Should You Buy A W Fare?

Buy a W fare when the cabin is clear, the price beats nearby fare classes, and the restrictions match your trip. Skip it when you need refund flexibility, guaranteed upgrade access, or predictable partner-airline mileage credit.

Here is the practical decision list:

  • Buy W for fixed leisure travel when the itinerary is firm and the cabin shown at checkout is the cabin you want.
  • Be careful with W for business travel when meetings can move and a nonrefundable rule would create extra cost.
  • Check W for mileage runs because one loyalty program may credit it better than another.
  • Do not assume W upgrades easily because upgrade eligibility depends on airline, route, status, and fare rules.
  • Compare nearby fare classes because paying a little more can sometimes add refunds, better credit, or easier changes.

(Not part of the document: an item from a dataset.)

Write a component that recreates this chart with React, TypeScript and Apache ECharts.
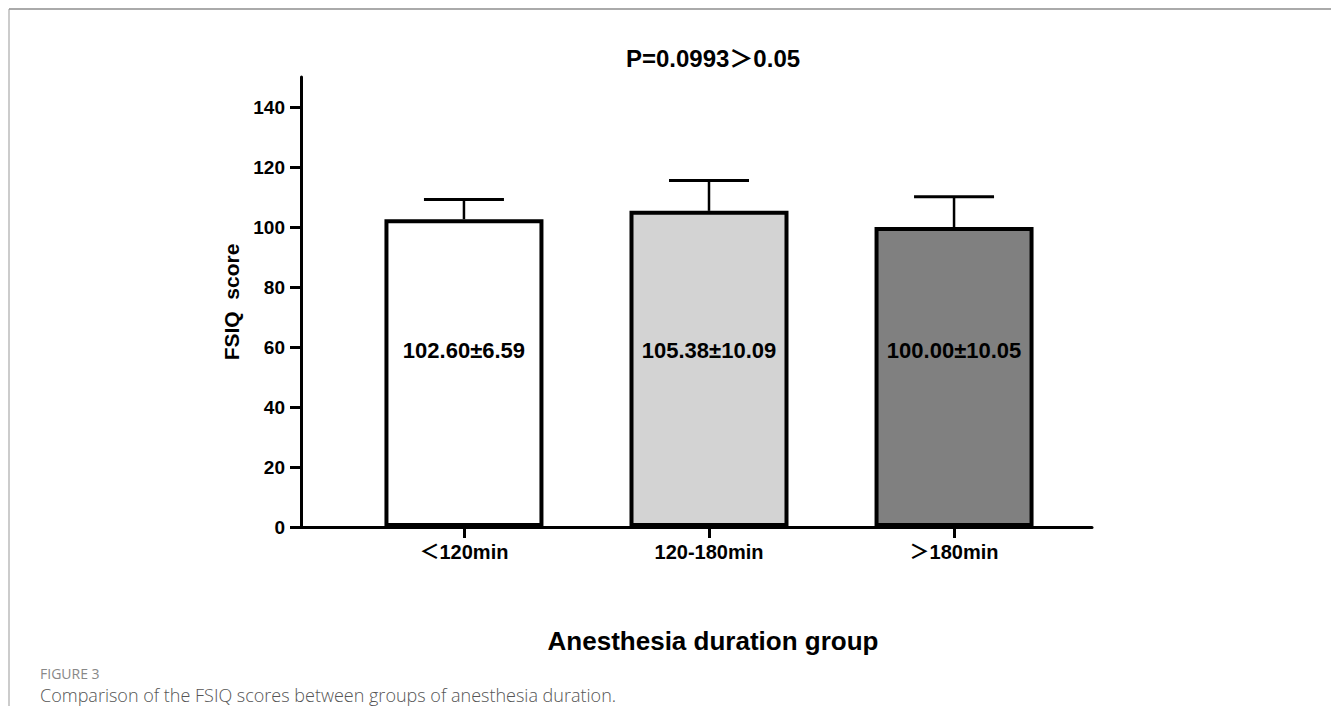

A W fare is not bad by default. It is simply not self-explanatory. Treat the letter as the start of the ticket check, not the end of it.

The Safest Way To Read A W Ticket

The safest way to read a W ticket is to match the code to the airline’s own rules for that specific flight. The cabin label tells you where you sit; the fare rules tell you what you can change, earn, or upgrade.

Use this order before you pay:

  1. Confirm the cabin: economy, premium economy, business, or first.
  2. Open the fare rules: read refunds, changes, no-show rules, and credits.
  3. Check baggage: do not assume the booking class includes checked luggage.
  4. Check seat fees: compare the total price after seat selection.
  5. Check miles: use the operating airline and loyalty program chart, not a generic fare-code list.
  6. Check upgrades: verify whether W is eligible before counting on an upgrade.
  7. Save the receipt: the fare basis is useful if you need support later.

The best W ticket is the one whose restrictions you already understand before checkout. If the fare is cheap, the cabin is right, and the rules fit your plans, W can be a smart buy. If the fare rules are vague or the trip may change, pay more attention to flexibility than the letter on the receipt.